The structure that now exists as the Midpoint Café was constructed in 1928, first referred to as Zella’s Cafe. With 1139 miles to Chicago to the east, and 1139 miles to Los Angeles in the other direction, the cafe’s location in Adrian, Texas made it popular with roadside patrons in the heyday of Route 66’s usage. While the location would change hands many times, it would expand, and at one point, stay open 24 hours a day due to the demand of the popular highway. In 1969, however, the town of Adrian was bypassed by the new expressway system, and the popularity of the road-facing diner went with it, like an automobile charging into the sunset.
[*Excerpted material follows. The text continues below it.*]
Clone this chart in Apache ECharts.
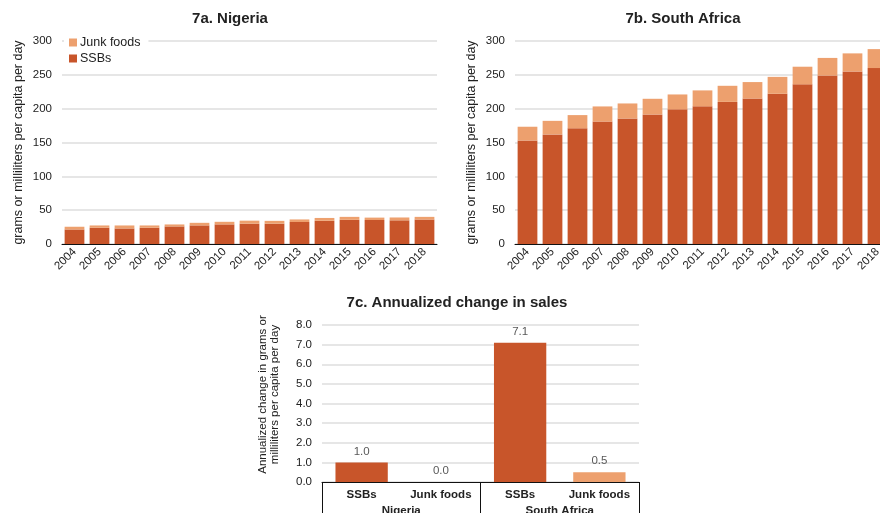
<!DOCTYPE html>
<html>
<head>
<meta charset="utf-8">
<script src="https://cdn.jsdelivr.net/npm/echarts@6/dist/echarts.min.js"></script>
<style>
  html, body { margin: 0; padding: 0; background: #fff; }
  #chart { width: 880px; height: 513px; }
</style>
</head>
<body>
<div id="chart"></div>
<script>
// Yearly sales, grams or milliliters per capita per day
var years = ['2004', '2005', '2006', '2007', '2008', '2009', '2010', '2011', '2012', '2013', '2014', '2015', '2016', '2017', '2018'];
var nigeriaSSB  = [21.5, 24, 23, 24, 26, 27.5, 29, 30, 30, 32.5, 34.3, 35.7, 35.5, 35, 36.2];
var nigeriaJunk = [4, 3.4, 4.4, 3.4, 2.9, 3.8, 3.8, 4.5, 4.2, 3.8, 4.2, 4.4, 3.5, 4.2, 3.9];
var southAfricaSSB  = [153, 162, 171, 181, 185.5, 191.5, 199, 203.5, 210, 215, 222, 236, 249, 255, 260];
var southAfricaJunk = [20.3, 20, 19.5, 22.3, 22.2, 23.1, 22, 23.5, 23.8, 24.3, 25, 26, 26, 26.7, 28];

// Annualized change in sales
var changeProducts  = ['SSBs', 'Junk foods', 'SSBs', 'Junk foods'];
var changeCountries = ['Nigeria', 'South Africa'];
var changeValues    = [1.0, 0.0, 7.1, 0.5];

var COLOR_SSB = '#c8552a';
var COLOR_JUNK = '#eda06e';
var FONT = '"Liberation Sans", Arial, sans-serif';
var TEXT = '#222';

function yearAxis(gridIndex) {
  return {
    type: 'category', gridIndex: gridIndex, data: years,
    axisLine: { lineStyle: { color: '#111', width: 1 } },
    axisTick: { show: false },
    axisLabel: { interval: 0, rotate: 45, fontSize: 11.5, color: TEXT, fontFamily: FONT, margin: 6 }
  };
}
function salesAxis(gridIndex) {
  return {
    type: 'value', gridIndex: gridIndex, min: 0, max: 300, interval: 50,
    name: 'grams or milliliters per capita per day',
    nameLocation: 'middle', nameRotate: 90, nameGap: 37,
    nameTextStyle: { fontSize: 12.5, color: TEXT, fontFamily: FONT },
    axisLine: { show: false }, axisTick: { show: false },
    axisLabel: { fontSize: 11.5, color: TEXT, fontFamily: FONT, margin: 10 },
    splitLine: { lineStyle: { color: '#dedede', width: 1.5 } }
  };
}
function stackedSeries(name, data, idx, color, stack) {
  return {
    name: name, type: 'bar', stack: stack, xAxisIndex: idx, yAxisIndex: idx,
    data: data, barCategoryGap: '21%', itemStyle: { color: color }
  };
}

var changeData = changeValues.map(function (v, i) {
  return { value: v, itemStyle: { color: changeProducts[i] === 'SSBs' ? COLOR_SSB : COLOR_JUNK } };
});

var chart = echarts.init(document.getElementById('chart'), null, { renderer: 'canvas' });
chart.setOption({
  animation: false,
  backgroundColor: '#fff',
  textStyle: { fontFamily: FONT },
  title: [
    { text: '7a. Nigeria', left: 225, top: 6, textAlign: 'center',
      textStyle: { fontSize: 15, fontWeight: 'bold', color: TEXT, fontFamily: FONT } },
    { text: '7b. South Africa', left: 678, top: 6, textAlign: 'center',
      textStyle: { fontSize: 15, fontWeight: 'bold', color: TEXT, fontFamily: FONT } },
    { text: '7c. Annualized change in sales', left: 452, top: 290, textAlign: 'center',
      textStyle: { fontSize: 15, fontWeight: 'bold', color: TEXT, fontFamily: FONT } }
  ],
  legend: {
    data: ['Junk foods', 'SSBs'],
    orient: 'vertical', left: 64, top: 31, padding: [5, 8, 3, 5],
    itemWidth: 8, itemHeight: 8, itemGap: 3, icon: 'rect',
    backgroundColor: '#fff',
    textStyle: { fontSize: 12.5, color: TEXT, fontFamily: FONT, padding: [0, 0, 0, -2] }
  },
  grid: [
    { left: 62, top: 41, width: 375, height: 203, outerBoundsMode: 'none', containLabel: false },
    { left: 515, top: 41, width: 375, height: 203, outerBoundsMode: 'none', containLabel: false },
    { left: 322, top: 325, width: 317, height: 157, outerBoundsMode: 'none', containLabel: false }
  ],
  xAxis: [
    yearAxis(0),
    yearAxis(1),
    {
      type: 'category', gridIndex: 2, data: changeProducts, position: 'bottom',
      axisLine: { show: false }, axisTick: { show: false },
      axisLabel: { interval: 0, fontSize: 11.5, fontWeight: 'bold', color: TEXT, fontFamily: FONT, margin: 7 }
    },
    {
      type: 'category', gridIndex: 2, data: changeCountries, position: 'bottom',
      axisLine: { lineStyle: { color: '#111', width: 1 } },
      axisTick: { show: true, length: 40, lineStyle: { color: '#111', width: 1 } },
      axisLabel: { interval: 0, fontSize: 11.5, fontWeight: 'bold', color: TEXT, fontFamily: FONT, margin: 23 }
    }
  ],
  yAxis: [
    salesAxis(0),
    salesAxis(1),
    {
      type: 'value', gridIndex: 2, min: 0, max: 8, interval: 1,
      name: 'Annualized change in grams or\nmilliliters per capita per day',
      nameLocation: 'middle', nameRotate: 90, nameGap: 41,
      nameTextStyle: { fontSize: 11.5, color: TEXT, fontFamily: FONT, lineHeight: 12, padding: [0, 0, 0, 18] },
      axisLine: { show: false }, axisTick: { show: false },
      axisLabel: { fontSize: 11.5, color: TEXT, fontFamily: FONT, margin: 10,
        formatter: function (v) { return v.toFixed(1); } },
      splitLine: { lineStyle: { color: '#dedede', width: 1.5 } }
    }
  ],
  series: [
    stackedSeries('SSBs', nigeriaSSB, 0, COLOR_SSB, 'ng'),
    stackedSeries('Junk foods', nigeriaJunk, 0, COLOR_JUNK, 'ng'),
    stackedSeries('SSBs', southAfricaSSB, 1, COLOR_SSB, 'za'),
    stackedSeries('Junk foods', southAfricaJunk, 1, COLOR_JUNK, 'za'),
    {
      name: 'Annualized change', type: 'bar', xAxisIndex: 2, yAxisIndex: 2,
      data: changeData, barCategoryGap: '34%',
      label: { show: true, position: 'top', distance: 5, fontSize: 11.5, color: '#595959', fontFamily: FONT,
        formatter: function (p) { return p.value.toFixed(1); } }
    }
  ]
});
</script>
</body>
</html>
But instead of the institution becoming lost to the desert sands of time, fortunes changed for the simple structure in 1990, when Fran Hauser bought the aging establishment. Opening up shop right as interest renewed in Route 66 adventuring and memorabilia, Fran was convinced by travel author Tom Snyder to name the cafe the “Midpoint”, in order to capitalize on the cafe’s location. Becoming a household name on the route herself, Fran went on to inspire the character “Flo” in the Disney/Pixar movie Cars.
While Fran sold the business a few years back, travellers and tourists still flock to the Midpoint Café for comfort foods and decadent pies–dubbed as “ugly”, due to the cafe’s pastry chef feeling like they just aren’t as good as her grandmother’s baking. Now with the food service as busy as its early 20th Century iteration, the crowds beg to differ.